Well we've reached the end of a long weekend - a great Thanksgiving weekend :) - and now its the start of a really long week for me. Tonight I'm flying a redeye to Chicago for the annual Radiological Society of North American conference, the biggest medical imaging show in the world, and then on to Houston for a meeting with a customer, then to Vista for a board meeting. Whew. Oh yeah and squeezed somewhere in there is my birthday. Who knows if I'll have time to blog, but in the meantime, it's all happening...
I guess this "climategate" thing really has legs... I'm not a student of the data in question, or the way it has been manipulated, but clearly the scientists involved where not behaving like scientists. Eric Raymond has looked at some code and finds the comment: Apply a VERY ARTIFICIAL correction for decline!! . His observation seems apt: "this, people, is blatant data-cooking, with no pretense otherwise." That's not science; you're supposed to want the truth no matter what, not reason backward from some political point of view.

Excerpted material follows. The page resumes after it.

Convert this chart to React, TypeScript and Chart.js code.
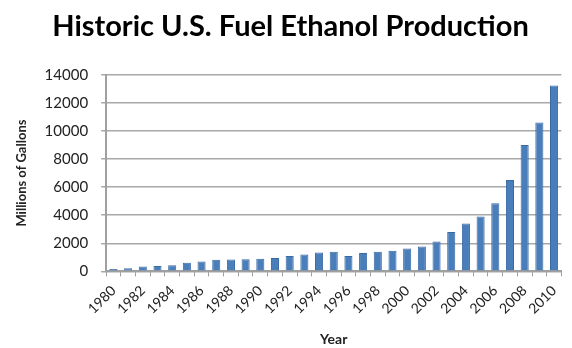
import React, { useEffect, useRef } from "react";
import { Chart, registerables } from "chart.js";

Chart.register(...registerables);

const years = [
  "1980", "1981", "1982", "1983", "1984", "1985", "1986", "1987", "1988", "1989",
  "1990", "1991", "1992", "1993", "1994", "1995", "1996", "1997", "1998", "1999",
  "2000", "2001", "2002", "2003", "2004", "2005", "2006", "2007", "2008", "2009", "2010",
];
const production = [
  175, 215, 350, 375, 430, 610, 710, 830, 845, 870,
  900, 950, 1100, 1200, 1350, 1400, 1100, 1300, 1400, 1470,
  1630, 1770, 2130, 2800, 3400, 3904, 4855, 6500, 9000, 10600, 13230,
];
const titleText = "Historic U.S. Fuel Ethanol Production";
const yTitle = "Millions of Gallons";
const xTitle = "Year";

const FONT = "Lato, 'Open Sans', sans-serif";

export default function App() {
  const ref = useRef<HTMLCanvasElement | null>(null);
  useEffect(() => {
    document.body.style.margin = "0";
    const chart = new Chart(ref.current!, {
      type: "bar",
      data: {
        labels: years,
        datasets: [
          {
            data: production,
            backgroundColor: "#4a7ebb",
            borderColor: "#3a6aa3",
            borderWidth: 1,
            barPercentage: 0.55,
            categoryPercentage: 1,
          },
        ],
      },
      options: {
        animation: false,
        responsive: false,
        maintainAspectRatio: false,
        layout: { padding: { left: 14, right: 5, top: 0, bottom: 0 } },
        plugins: {
          legend: { display: false },
          tooltip: { enabled: false },
          title: {
            display: true,
            text: titleText,
            color: "#000",
            font: { family: FONT, size: 29, weight: "bold" },
            padding: { top: 9, bottom: 31 },
          },
        },
        scales: {
          x: {
            grid: {
              display: true,
              drawOnChartArea: false,
              drawTicks: true,
              tickLength: 5,
              color: "#a0a0a0",
              offset: true,
            },
            border: { color: "#a0a0a0", width: 2 },
            ticks: {
              autoSkip: false,
              maxRotation: 45,
              minRotation: 45,
              color: "#222",
              padding: 6,
              font: { family: FONT, size: 14 },
              callback: (_v: any, i: number) => (i % 2 === 0 ? years[i] : ""),
            },
            title: {
              display: true,
              text: xTitle,
              color: "#222",
              font: { family: FONT, size: 14, weight: "bold" },
              padding: { top: 8, bottom: 0 },
            },
          },
          y: {
            min: 0,
            max: 14000,
            ticks: {
              stepSize: 2000,
              color: "#222",
              padding: 13,
              font: { family: FONT, size: 15 },
              callback: (v: any) => String(v),
            },
            grid: {
              color: "#a8a8a8",
              lineWidth: 1.5,
              tickLength: 5,
            },
            border: { color: "#a0a0a0", width: 2 },
            title: {
              display: true,
              text: yTitle,
              color: "#222",
              font: { family: FONT, size: 13, weight: "bold" },
              padding: { top: 0, bottom: 2 },
            },
          },
        },
      },
    });
    return () => chart.destroy();
  }, []);
  return (
    <div style={{ width: 572, height: 348, background: "#fff" }}>
      <canvas ref={ref} width={572} height={348} />
    </div>
  );
}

Unfortunately I'm sure there are some real scientists who will get tarred with the same brush. Too bad science has always taken a back seat to politics when it comes to global warming.
Nick Schultz notes that Obama's cabinet is substantially more slanted toward public experience than any which have come before... not a good sign, considering how much worse government is than private industry at just about anything.
That same administration is shattering records for spending in its first year. $3.5T, vs. $1.8T for Bush and $1.6T for Clinton. This will end badly.
Charles Krauthammer says what I say: Kill the bills. Do healthcare reform right: "The United States has the best health care in the world - but because of its inefficiencies, also the most expensive. The fundamental problem with the 2,074-page Senate health-care bill (as with its 2,014-page House counterpart) is that it wildly compounds the complexity by adding hundreds of new provisions, regulations, mandates, committees, and other arbitrary bureaucratic inventions." Man, seems like there is low hanging fruit, like tort reform and taxing employee benefits; why not just pick that?
Trizilla's San Diego testing is done! They have packed up the magnificent flying machine and it is on its way to Valencia, Spain for the American's Cup, for the first trimaran vs catamaran match race in the Cup's history. (I can't believe I typed that, but it seems to be true.) I guess that means my chances of riding on the craft have diminished, at least for now, since I have no plans to visit Spain. Anyway let's say good by and good luck with one more picture... (as usual please click to enbiggen.)
The Friday after Thanksgiving is called Black Friday because retailers have traditionally sold enough by then to be "in the black"; last Friday was apparently record-breaking for PayPal, as a total of $595M was spent online. Meanwhile the malls were busy but not overloaded.
ZooBorn of the day: an Ocelot kitten.